▶ What the task asks: All of the data that follows should be retyped exactly, please, except the pictures.
________________________
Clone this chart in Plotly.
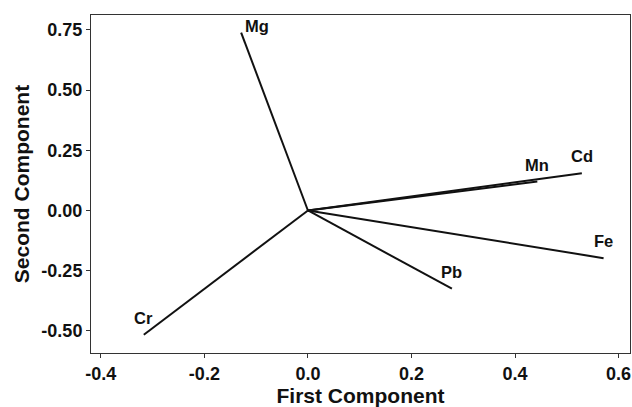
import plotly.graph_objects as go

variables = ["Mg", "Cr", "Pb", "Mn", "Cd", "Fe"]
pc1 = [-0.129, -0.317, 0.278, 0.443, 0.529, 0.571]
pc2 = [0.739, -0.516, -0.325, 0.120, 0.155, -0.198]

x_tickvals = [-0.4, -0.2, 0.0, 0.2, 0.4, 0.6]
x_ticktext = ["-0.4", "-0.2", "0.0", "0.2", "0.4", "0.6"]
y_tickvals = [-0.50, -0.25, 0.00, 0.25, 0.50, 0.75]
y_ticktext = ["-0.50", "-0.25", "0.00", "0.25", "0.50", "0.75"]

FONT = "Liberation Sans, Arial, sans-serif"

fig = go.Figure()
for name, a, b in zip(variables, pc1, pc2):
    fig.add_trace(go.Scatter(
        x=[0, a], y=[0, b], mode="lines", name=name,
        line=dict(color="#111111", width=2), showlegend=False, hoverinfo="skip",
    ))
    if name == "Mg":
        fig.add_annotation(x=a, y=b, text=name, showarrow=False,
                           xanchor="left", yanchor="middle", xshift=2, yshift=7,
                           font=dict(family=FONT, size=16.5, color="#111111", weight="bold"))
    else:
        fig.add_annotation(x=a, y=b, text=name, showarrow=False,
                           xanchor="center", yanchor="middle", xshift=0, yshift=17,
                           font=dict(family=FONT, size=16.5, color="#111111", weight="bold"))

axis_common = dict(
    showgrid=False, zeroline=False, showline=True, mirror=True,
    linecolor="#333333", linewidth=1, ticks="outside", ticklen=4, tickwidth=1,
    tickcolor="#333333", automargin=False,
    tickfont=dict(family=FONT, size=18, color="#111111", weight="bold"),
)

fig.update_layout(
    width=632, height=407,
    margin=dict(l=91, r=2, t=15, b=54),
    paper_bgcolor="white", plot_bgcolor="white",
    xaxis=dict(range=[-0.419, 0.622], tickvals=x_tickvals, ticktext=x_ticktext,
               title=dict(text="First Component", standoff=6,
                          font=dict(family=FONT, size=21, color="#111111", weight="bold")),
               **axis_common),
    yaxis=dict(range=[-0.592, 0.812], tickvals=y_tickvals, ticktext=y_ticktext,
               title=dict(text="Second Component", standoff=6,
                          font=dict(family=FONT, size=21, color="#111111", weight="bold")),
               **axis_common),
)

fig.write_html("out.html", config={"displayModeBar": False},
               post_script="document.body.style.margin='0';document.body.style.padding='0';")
________________________
▶ Reply:
Clone this chart in Plotly.
import plotly.graph_objects as go

variables = ["Mg", "Cr", "Pb", "Mn", "Cd", "Fe"]
pc1 = [-0.129, -0.317, 0.278, 0.443, 0.529, 0.571]
pc2 = [0.739, -0.516, -0.325, 0.120, 0.155, -0.198]

x_tickvals = [-0.4, -0.2, 0.0, 0.2, 0.4, 0.6]
x_ticktext = ["-0.4", "-0.2", "0.0", "0.2", "0.4", "0.6"]
y_tickvals = [-0.50, -0.25, 0.00, 0.25, 0.50, 0.75]
y_ticktext = ["-0.50", "-0.25", "0.00", "0.25", "0.50", "0.75"]

FONT = "Liberation Sans, Arial, sans-serif"

fig = go.Figure()
for name, a, b in zip(variables, pc1, pc2):
    fig.add_trace(go.Scatter(
        x=[0, a], y=[0, b], mode="lines", name=name,
        line=dict(color="#111111", width=2), showlegend=False, hoverinfo="skip",
    ))
    if name == "Mg":
        fig.add_annotation(x=a, y=b, text=name, showarrow=False,
                           xanchor="left", yanchor="middle", xshift=2, yshift=7,
                           font=dict(family=FONT, size=16.5, color="#111111", weight="bold"))
    else:
        fig.add_annotation(x=a, y=b, text=name, showarrow=False,
                           xanchor="center", yanchor="middle", xshift=0, yshift=17,
                           font=dict(family=FONT, size=16.5, color="#111111", weight="bold"))

axis_common = dict(
    showgrid=False, zeroline=False, showline=True, mirror=True,
    linecolor="#333333", linewidth=1, ticks="outside", ticklen=4, tickwidth=1,
    tickcolor="#333333", automargin=False,
    tickfont=dict(family=FONT, size=18, color="#111111", weight="bold"),
)

fig.update_layout(
    width=632, height=407,
    margin=dict(l=91, r=2, t=15, b=54),
    paper_bgcolor="white", plot_bgcolor="white",
    xaxis=dict(range=[-0.419, 0.622], tickvals=x_tickvals, ticktext=x_ticktext,
               title=dict(text="First Component", standoff=6,
                          font=dict(family=FONT, size=21, color="#111111", weight="bold")),
               **axis_common),
    yaxis=dict(range=[-0.592, 0.812], tickvals=y_tickvals, ticktext=y_ticktext,
               title=dict(text="Second Component", standoff=6,
                          font=dict(family=FONT, size=21, color="#111111", weight="bold")),
               **axis_common),
)

fig.write_html("out.html", config={"displayModeBar": False},
               post_script="document.body.style.margin='0';document.body.style.padding='0';")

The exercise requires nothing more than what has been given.